The administration is currently on pace to get a fraction of those projections.

Millward Brown estimates that just 36,000 Americans bought insurance through Obamacare during the first five days of the online exchanges. Just 2 percent of the 9.47 million unique visitors to the federal exchange during that period even began the application process. 

So this means that during the first week, a mere 19 percent of those who applied were able to complete the forms and qualify for coverage. There is no evidence as to what the ratio has been in the weeks since, but, at the pace of the first week, then the government will fail to hit the CBO estimates.

RELATED: OBAMACARE EXCHANGES: 15 THINGS YOU MUST KNOW

An internal administration estimate obtained by the Associated Press had predicted that 500,000 Americans would enroll with the exchanges during October.

It’s also critical to note that the 476,000 figure released by the administration over the weekend was drawn from both the federal and 15 state online exchanges, including Washington, DC.

According to The Advisory Board, a consulting firm, 130,000 people applied for coverage through the state-based exchanges through the middle of last week. Based on state data, 48,457 had picked an insurance plan.

That translates into 37 percent of applicants getting insurance, significantly higher than the 19 percent rate during the first week at the federal exchanges. Back of envelope calculations show that roughly 40 percent of applicants will need to buy insurance for the program to reach the CBO targets.

The state exchanges appear to be in much better shape than their federal counterpart, though some states have been more successful than others.

Kentucky’s online marketplace, for example, has been nearly glitch-free—with more than 10,000 people successfully enrolled on the first day alone. In Oregon, the state’s new marketplace managed to cut its uninsured rate by 10 percent in the first two weeks.

Other states, however, have not faired so well.

Hawaii’s marketplace opened two weeks late and was in such bad shape that it was using paper applications and referring people to insurers’ websites for pricing up until Wednesday due to a spate of technical errors. Its website was designed by Canadian-based CGI, the same contractor that built the federal exchange’s site.

The flawed website isn’t just causing headaches for consumers. Insurers say the problems go beyond software glitches, and traffic issues. The site has been generating inaccurate data, reporting spouses as children, duplicating enrollments and missing data fields--making it difficult for insurance companies to process enrollees.

In fact, Blue Cross & Blue Shield of Nebraska said it had to hire temporary workers to contact new customers directly to correct the inaccuracies in the submissions, according to The Wall Street Journal.
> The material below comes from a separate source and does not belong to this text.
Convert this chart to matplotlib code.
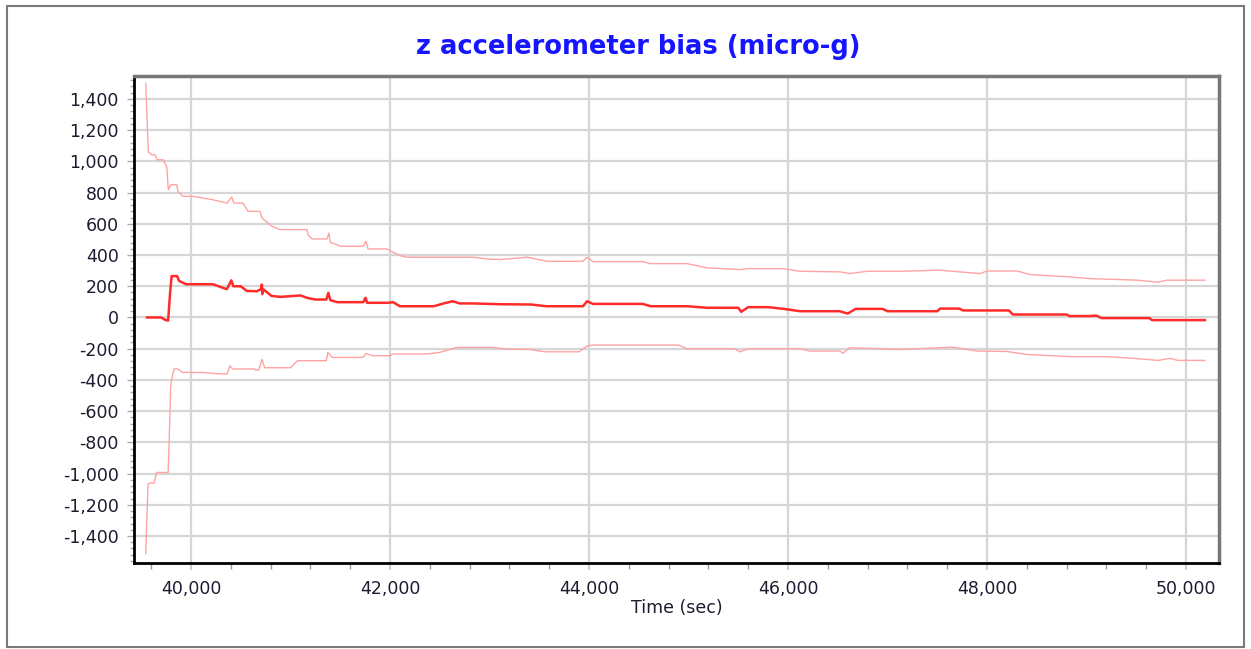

Other insurers like South Dakota-based Avera Health Plans are calling each of their incoming customers to make sure the data are correct.

But it’s unlikely that these states can save a federal site that must enroll people living in states such as Texas, Missouri and Ohio that have actively fought the implementation of the law.

Health and Human Services posted a blog item on Sunday saying that it planned for a “tech surge” to improve its federal exchange that services a total of 36 states. 

“Our team is bringing in some of the best and brightest from both inside and outside government to scrub in with the team and help improve HealthCare.gov,” the agency said.